Data provided —
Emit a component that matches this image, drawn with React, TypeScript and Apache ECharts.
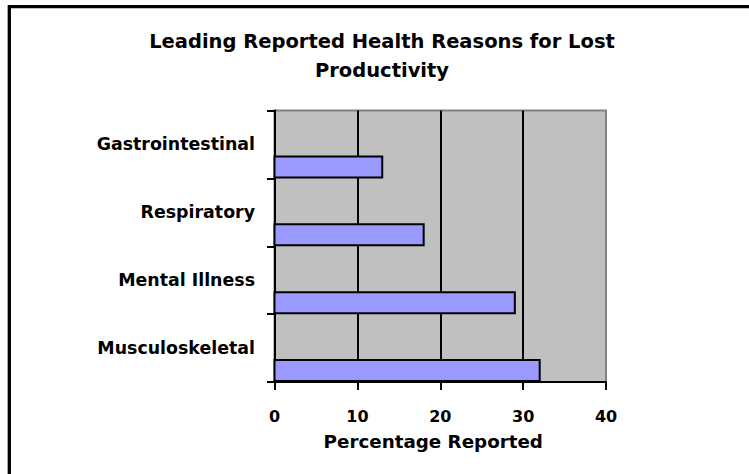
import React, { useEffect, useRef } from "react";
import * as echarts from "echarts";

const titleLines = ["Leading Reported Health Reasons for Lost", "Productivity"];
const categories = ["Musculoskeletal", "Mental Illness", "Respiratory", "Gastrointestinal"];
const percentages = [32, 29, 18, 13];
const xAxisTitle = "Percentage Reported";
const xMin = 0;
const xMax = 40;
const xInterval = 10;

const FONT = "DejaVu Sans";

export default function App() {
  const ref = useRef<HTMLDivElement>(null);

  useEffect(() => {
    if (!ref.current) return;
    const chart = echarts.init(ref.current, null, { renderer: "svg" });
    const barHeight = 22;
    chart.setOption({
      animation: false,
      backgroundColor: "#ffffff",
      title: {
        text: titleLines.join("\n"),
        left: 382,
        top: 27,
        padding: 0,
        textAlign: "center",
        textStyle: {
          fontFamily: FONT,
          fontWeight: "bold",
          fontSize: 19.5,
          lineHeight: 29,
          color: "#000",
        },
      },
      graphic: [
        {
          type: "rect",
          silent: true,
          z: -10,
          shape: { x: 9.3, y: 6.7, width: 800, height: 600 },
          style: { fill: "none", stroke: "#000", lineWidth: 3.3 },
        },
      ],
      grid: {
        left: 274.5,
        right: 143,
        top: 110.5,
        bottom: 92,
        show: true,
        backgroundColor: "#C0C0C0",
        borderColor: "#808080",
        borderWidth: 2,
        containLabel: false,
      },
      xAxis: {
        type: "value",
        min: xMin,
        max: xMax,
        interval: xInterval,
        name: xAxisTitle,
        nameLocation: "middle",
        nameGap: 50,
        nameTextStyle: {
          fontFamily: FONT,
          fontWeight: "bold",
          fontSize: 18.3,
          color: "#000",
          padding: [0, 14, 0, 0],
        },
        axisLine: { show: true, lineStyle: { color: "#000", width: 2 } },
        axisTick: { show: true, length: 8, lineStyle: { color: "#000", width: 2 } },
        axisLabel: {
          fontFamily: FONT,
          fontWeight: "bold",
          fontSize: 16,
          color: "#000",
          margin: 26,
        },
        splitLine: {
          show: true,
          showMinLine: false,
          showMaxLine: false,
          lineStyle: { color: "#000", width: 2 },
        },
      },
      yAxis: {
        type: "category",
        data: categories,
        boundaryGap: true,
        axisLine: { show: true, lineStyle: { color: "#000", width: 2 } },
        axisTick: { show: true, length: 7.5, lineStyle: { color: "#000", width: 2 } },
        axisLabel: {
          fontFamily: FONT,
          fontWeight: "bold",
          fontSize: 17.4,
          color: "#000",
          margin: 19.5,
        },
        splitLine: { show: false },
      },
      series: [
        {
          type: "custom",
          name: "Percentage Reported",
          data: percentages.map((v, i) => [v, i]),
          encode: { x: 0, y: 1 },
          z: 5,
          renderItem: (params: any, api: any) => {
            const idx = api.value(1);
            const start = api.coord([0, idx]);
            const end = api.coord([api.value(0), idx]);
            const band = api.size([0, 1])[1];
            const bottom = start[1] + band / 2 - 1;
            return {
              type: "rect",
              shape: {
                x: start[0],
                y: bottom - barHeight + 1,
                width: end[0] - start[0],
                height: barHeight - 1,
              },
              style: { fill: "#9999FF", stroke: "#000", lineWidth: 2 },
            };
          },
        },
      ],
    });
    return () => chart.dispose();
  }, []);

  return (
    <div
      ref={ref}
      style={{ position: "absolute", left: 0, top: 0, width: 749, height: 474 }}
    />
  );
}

Exercise instructions — Write out, word for word, the lines from the start of the data through the one holding "import * as". Omit pictures.

Exercise answer —
Emit a component that matches this image, drawn with React, TypeScript and Apache ECharts.
import React, { useEffect, useRef } from "react";
import * as echarts from "echarts";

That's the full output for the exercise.